Rz. 51
Die Zwangsvollstreckung bringt (fast) immer schwerwiegende Eingriffe in das Vermögen des Vollstreckungsschuldners mit sich. Daher müssen ihm Rechtsbehelfe zustehen. Aber auch der Vollstreckungsgläubiger muss die Gelegenheit haben, sich gegen die Art und Weise der Zwangsvollstreckung zu wenden, wenn sie seinen Anträgen oder auch Interessen nicht entspricht. Schließlich müssen sich auch Dritte gegen die Zwangsvollstreckung wehren können, wenn diese in ihre Rechtssphäre eingreift. Immer muss aber berücksichtigt werden, dass ein "Zuviel" an Rechtsbehelfen das Verfahren der Zwangsvollstreckung untauglich machen kann, weil etwa der Vollstreckungsschuldner immer wieder versucht, die Zwangsvollstreckung unter Ausnutzung von Rechtsbehelfen zu verschleppen oder gar lahmzulegen.
Rz. 52
Das komplizierte System der Rechtsbehelfe in der Zwangsvollstreckung (vgl. u. a. Gottwald, ZAP Fach 14, 717; Gaul, ZZP 1985, 251 ff.; Wetzel, JuS 1990, 198 ff.) versucht, die Interessen aller am Zwangsvollstreckungsverfahren Beteiligten hinreichend zu berücksichtigen. Es werden folgende einzelne Rechtsbehelfe unterschieden:
- die Erinnerung gemäß § 766 ZPO, mit ihr wird die Fehlerhaftigkeit einzelner Vollstreckungsakte (Art und Weise der Zwangsvollstreckung), d. h. das Verfahren der Vollstreckungsorgane, gerügt;
- die befristete Erinnerung gemäß § 11 Abs. 2 Satz 1 RPflG, die sich gegen die Entscheidungen des Rechtspflegers richtet, wenn nach den allgemeinen verfahrensrechtlichen Vorschriften ein (anderes) Rechtsmittel nicht gegeben ist;
- die sofortige Beschwerde gemäß § 793 ZPO, die sich gegen die Entscheidungen des Richters und des Rechtspflegers (§ 11 Abs. 1 RPflG i. V. m. § 793 ZPO) richtet;
- die Rechtsbeschwerde nach § 574 ZPO, sofern sie vom Beschwerdegericht zugelassen (§ 574 Abs. 1 Nr. 2 ZPO) worden ist; sie richtet sich gegen Entscheidungen des Beschwerdegerichts im Verfahren der sofortigen Beschwerde nach § 793 ZPO;
- die Beschwerde gemäß § 71 GBO, die sich gegen Entscheidungen des Grundbuchamtes (Richter oder Rechtspfleger, § 11 Abs. 1 RPflG) richtet, die dieses im Zwangsvollstreckungsverfahren trifft, wenn also das Grundbuchamt als Vollstreckungsorgan tätig wird;
- die Vollstreckungsgegenklage gemäß § 767 ZPO, die sich gegen die Vollstreckbarkeit des Titels richtet; beachte aber auch § 785 ZPO;
- die Drittwiderspruchsklage gemäß § 771 ZPO, mit der ein Dritter an dem Gegenstand der Zwangsvollstreckung ein die Veräußerung hinderndes Recht geltend machen kann;
- die Klage auf vorzugsweise Befriedigung gemäß § 805 ZPO, mit der der Inhaber eines nicht an den Besitz gebundenen Pfand- oder sonstigen Vorzugsrechts an dem Gegenstand der Zwangsvollstreckung sein Recht auf vorzugsweise Befriedigung aus dem Erlös geltend machen kann.

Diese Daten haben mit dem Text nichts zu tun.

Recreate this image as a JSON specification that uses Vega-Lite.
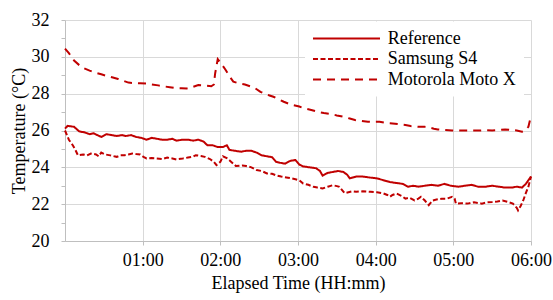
{
  "$schema": "https://vega.github.io/schema/vega-lite/v6.json",
  "width": 466,
  "height": 221,
  "autosize": {"type": "none"},
  "padding": {"left": 65, "top": 20, "right": 22, "bottom": 59},
  "background": "white",
  "config": {
    "font": "Liberation Serif",
    "view": {"stroke": null},
    "axis": {
      "labelFont": "Liberation Serif",
      "titleFont": "Liberation Serif",
      "labelFontSize": 18,
      "titleFontSize": 18,
      "titleFontWeight": "normal",
      "labelColor": "black",
      "titleColor": "black",
      "domainColor": "#bfbfbf",
      "tickColor": "#bfbfbf",
      "gridColor": "#d9d9d9",
      "domainWidth": 1,
      "tickWidth": 1,
      "gridWidth": 1,
      "labelOverlap": false
    },
    "legend": {
      "labelFont": "Liberation Serif",
      "labelFontSize": 18,
      "labelColor": "black"
    }
  },
  "datasets": {
    "ref": [
      [0,26.1],[2,26.25],[7,26.2],[11,25.95],[15,25.9],[19,25.8],[22,25.85],[25,25.75],[28,25.65],[32,25.8],[36,25.75],[40,25.7],[44,25.75],[47,25.7],[51,25.75],[55,25.65],[59,25.6],[63,25.5],[67,25.6],[71,25.55],[75,25.5],[79,25.5],[83,25.55],[86,25.45],[91,25.5],[95,25.5],[99,25.45],[103,25.5],[107,25.4],[110,25.2],[114,25.2],[118,25.1],[122,25.1],[125,25.2],[127,24.95],[131,24.9],[136,24.85],[140,24.9],[144,24.9],[148,24.8],[152,24.65],[156,24.6],[160,24.55],[163,24.3],[166,24.25],[170,24.2],[174,24.35],[178,24.4],[181,24.15],[184,24.05],[189,24.0],[194,23.95],[197,23.8],[199,23.55],[203,23.7],[207,23.75],[211,23.8],[215,23.75],[218,23.6],[220,23.4],[225,23.5],[230,23.5],[235,23.45],[241,23.4],[246,23.3],[251,23.2],[256,23.15],[261,23.1],[265,22.95],[269,23.0],[273,22.95],[278,23.0],[283,23.05],[288,23.0],[293,23.1],[298,23.0],[304,22.95],[309,23.0],[314,23.05],[319,22.95],[325,22.95],[330,23.0],[335,22.95],[340,22.9],[345,22.9],[349,22.95],[353,22.9],[356,23.1],[358,23.3],[360,23.5]
    ],
    "sam": [
      [0,26.0],[3,25.5],[6,25.2],[8,24.95],[10,24.65],[14,24.7],[17,24.65],[20,24.75],[24,24.7],[26,24.6],[28,24.8],[31,24.7],[35,24.65],[38,24.6],[40,24.57],[43,24.65],[46,24.66],[49,24.7],[52,24.75],[55,24.72],[58,24.7],[61,24.55],[63,24.48],[67,24.5],[71,24.48],[75,24.45],[79,24.53],[83,24.48],[86,24.43],[91,24.48],[95,24.53],[99,24.58],[101,24.66],[105,24.62],[108,24.57],[112,24.45],[115,24.3],[117,24.12],[120,24.3],[122,24.6],[125,24.5],[127,24.39],[130,24.2],[132,24.07],[137,24.1],[140,24.07],[144,24.0],[148,23.85],[152,23.8],[156,23.67],[160,23.65],[163,23.57],[167,23.5],[171,23.45],[175,23.4],[178,23.35],[181,23.3],[184,23.12],[188,23.05],[192,22.94],[195,22.9],[199,22.85],[203,22.95],[207,23.03],[210,22.98],[212,22.94],[216,22.6],[219,22.65],[222,22.7],[225,22.67],[230,22.7],[236,22.67],[241,22.65],[246,22.58],[249,22.5],[251,22.4],[253,22.5],[256,22.58],[260,22.45],[263,22.3],[266,22.35],[270,22.2],[273,22.3],[275,22.4],[278,22.2],[281,21.95],[284,22.2],[287,22.25],[291,22.3],[295,22.3],[299,22.4],[301,22.3],[302,22.03],[306,22.05],[311,22.03],[316,22.1],[322,22.03],[326,22.1],[330,22.12],[334,22.15],[338,22.2],[343,22.1],[346,22.03],[349,21.8],[350,21.66],[352,21.9],[354,22.2],[356,22.6],[358,22.95],[360,23.5]
    ],
    "moto": [
      [0,30.45],[3,30.2],[7,29.8],[11,29.55],[14,29.4],[19,29.25],[23,29.15],[28,29.05],[32,28.97],[37,28.88],[41,28.8],[45,28.7],[49,28.6],[54,28.57],[58,28.56],[63,28.55],[67,28.5],[72,28.45],[76,28.4],[81,28.35],[86,28.3],[90,28.3],[94,28.28],[98,28.35],[103,28.47],[108,28.45],[113,28.4],[115,28.5],[116,29.1],[118,29.88],[120,29.7],[124,29.3],[127,28.95],[130,28.65],[135,28.55],[139,28.5],[143,28.4],[147,28.29],[151,28.1],[154,28.0],[158,27.9],[161,27.83],[165,27.7],[169,27.56],[173,27.45],[176,27.38],[181,27.3],[185,27.2],[191,27.1],[196,27.0],[200,26.95],[205,26.9],[210,26.82],[215,26.75],[220,26.65],[224,26.57],[229,26.52],[234,26.48],[239,26.47],[243,26.48],[247,26.43],[251,26.4],[257,26.35],[263,26.3],[267,26.24],[273,26.2],[278,26.2],[281,26.17],[285,26.1],[288,26.06],[293,26.03],[299,26.0],[305,26.0],[309,26.0],[315,26.0],[320,26.0],[325,26.02],[330,26.0],[335,26.03],[340,26.06],[344,26.03],[349,26.0],[353,25.93],[355,25.97],[358,26.2],[360,26.8]
    ]
  },
  "layer": [
    {
      "data": {"name": "ref"},
      "transform": [
        {"calculate": "datum[0]", "as": "minute"},
        {"calculate": "datum[1]", "as": "temp"},
        {"calculate": "'Reference'", "as": "series"}
      ],
      "mark": {"type": "line", "color": "#C00000", "strokeWidth": 2},
      "encoding": {
        "x": {"field": "minute", "type": "quantitative"},
        "y": {"field": "temp", "type": "quantitative"},
        "strokeDash": {"field": "series", "type": "nominal"}
      }
    },
    {
      "data": {"name": "sam"},
      "transform": [
        {"calculate": "datum[0]", "as": "minute"},
        {"calculate": "datum[1]", "as": "temp"},
        {"calculate": "'Samsung S4'", "as": "series"}
      ],
      "mark": {"type": "line", "color": "#C00000", "strokeWidth": 2},
      "encoding": {
        "x": {"field": "minute", "type": "quantitative"},
        "y": {"field": "temp", "type": "quantitative"},
        "strokeDash": {"field": "series", "type": "nominal"}
      }
    },
    {
      "data": {"name": "moto"},
      "transform": [
        {"calculate": "datum[0]", "as": "minute"},
        {"calculate": "datum[1]", "as": "temp"},
        {"calculate": "'Motorola Moto X'", "as": "series"}
      ],
      "mark": {"type": "line", "color": "#C00000", "strokeWidth": 2},
      "encoding": {
        "x": {
          "field": "minute",
          "type": "quantitative",
          "scale": {"domain": [0, 360], "nice": false, "zero": false},
          "axis": {
            "title": "Elapsed Time (HH:mm)",
            "values": [60, 120, 180, 240, 300, 360],
            "tickCount": 20,
            "labelExpr": "'0' + (datum.value / 60) + ':00'",
            "grid": true,
            "tickSize": 4,
            "labelPadding": 6,
            "titlePadding": 5,
            "labelFlush": false,
            "labelOverlap": false
          }
        },
        "y": {
          "field": "temp",
          "type": "quantitative",
          "scale": {"domain": [20, 32], "nice": false, "zero": false},
          "axis": {
            "title": "Temperature (°C)",
            "values": [20, 21, 22, 23, 24, 25, 26, 27, 28, 29, 30, 31, 32],
            "tickCount": 20,
            "format": "d",
            "labelExpr": "datum.value % 2 == 0 ? datum.label : ''",
            "grid": true,
            "gridOpacity": {"condition": {"test": "datum.value % 2 == 1", "value": 0}, "value": 1},
            "tickSize": 4,
            "labelPadding": 12,
            "titlePadding": 3,
            "labelOverlap": false,
            "labelFlush": false
          }
        },
        "strokeDash": {
          "field": "series",
          "type": "nominal",
          "scale": {
            "domain": ["Reference", "Samsung S4", "Motorola Moto X"],
            "range": [[1, 0], [5, 2.5], [8, 6]]
          },
          "legend": {
            "title": null,
            "orient": "none",
            "legendX": 240,
            "legendY": 1.5,
            "padding": 8,
            "fillColor": "white",
            "symbolType": "M-4.1875,0H4.1875",
            "symbolSize": 256,
            "symbolStrokeWidth": 2,
            "symbolStrokeColor": "#C00000",
            "symbolOffset": 24.5,
            "labelOffset": 32.2,
            "rowPadding": 2.5
          }
        }
      }
    }
  ]
}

Gegen Vollstreckungsmaßnahmen, die für den Vollstreckungsschuldner eine sittenwidrige Härte bedeuten, steht diesem schließlich der generalklauselartige (Auffang-) Rechtsbehelf des § 765a ZPO (BGH, NJW 1965, 2107) zur Verfügung.
Rz. 53
Von diesen im "eigentlichen" Zwangsvollstreckungsverfahren gegebenen Rechtsbehelfen sind diejenigen zu unterscheiden, die im – vorgeschalteten – Verfahren der Klauselerteilung in Betracht kommen:
Rz. 54
Die Erinnerung (§ 766 ZPO), die Erinnerung (§ 11 Abs. 2 Satz 1 RPflG) und die sofortige Beschwerde (§§ 793, 567 ff. ZPO), auch diejenige gegen Entscheidungen des Rechtspflegers (§ 11 Abs. 1 RPflG i. V. m. §§ 793, 567 ff. ZPO) haben gemeinsam, dass sie Rechtsschutz gegen Verfahrensfehler der Vollstreckungsorgane bieten und damit den gesetzmäßigen Ablauf des Zwangsvollstreckungsverfahrens gewährleisten (sollen). Demgegenüber werden mit der Vollstreckungsabwehrklage (§ 767 ZPO), der Drittwiderspruchsklage (§ 771 ZPO) und der Klage auf vorzugsweise Befriedigung (§ 805 ZPO) materielle Einwendungen gegen den Titel verfolgt. Sie sind das Regulativ zum Verfahrensgrundsatz der Formalisierung und nur deshalb notwendig, weil das Vollstreckungsorgan nur eine eingeschränkte Prüfungskompetenz hat.